Model inference on multiple processes and multiple GPUs

amroghoneim · November 14, 2022, 10:41am

Hello, I have a dockerized endpoint setup using Flask + Gunicorn that receives images containing text and runs multiple models to return a response containing that text.

the pipelines consist of YOLOv5 for object detection , deeplabv3 for segmentation, an SSD model for detecting text fields, and EasyOCR recognition model for final text recognition step.

We use multiple workers (where each worker instantiates its own objects for these models) and 2 Tesla K80 GPUs. I see that we get GPU out of memory errors even though I tried with 1 P100 GPU (which has less GPU memory than the current setup) and that never happens. So my question is how do we setup the model pipeline correctly to not have these errors?

I would also like to ask what are the best practices when using multiple models like this on multiple workers/processes and multiple GPUs? Are there any possible issues that I should be careful of?

Is there also a way to measure how much GPU memory each model uses?

suraj.pt · November 14, 2022, 4:45pm

Hey @amroghoneim have you seen/tried torchserve for your application? it has support for mult-model workflows, load-balancing (IIRC) and neat profile views to see how much memory and compute each worker requires.

amroghoneim · November 15, 2022, 9:26am

I definitely have not seen this before.
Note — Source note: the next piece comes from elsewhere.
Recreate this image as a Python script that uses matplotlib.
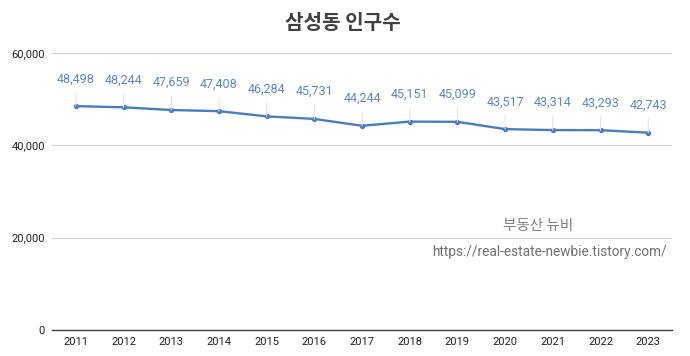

Looks like what we need thank you for that!

However, this seems like more of a long term change given our current setup and priorities. In that case, what do you recommend doing so that I utilize the GPUs that I have without having issues?

suraj.pt · November 15, 2022, 1:52pm

Hard to say without knowing the specifics of your application. Assuming you’re using torch.mp each spawned process will have overhead which consumes your memory. What happens if you reduce the number of workers? Also dropping this here in case you haven’t seen it Multiprocessing best practices — PyTorch master documentation

amroghoneim · November 15, 2022, 3:14pm

Thanks I’ll check this out. Actually I’m not using torch.mp. Gunicorn workers create their own model objects independently.

object_detector = ObjectDetector()
segmenter = Segmenter()

etc. per worker. Do you think this might create any issues?

suraj.pt · November 15, 2022, 4:37pm

I’m not sure. Came across this answer on another thread, maybe it helps clarify things:

My understanding is that CUDA needs threadsafe multiprocessing and that is why torch has its own implementation. When we set up Gunicorn to manage workers, this may be causing some conflict or thread safety issues.
google cloud platform - Running PyTorch multiprocessing in a Docker container with Gunicorn worker manager - Stack Overflow

Looks like removing the --preload flag or torch.set_num_threads(1) seems to work?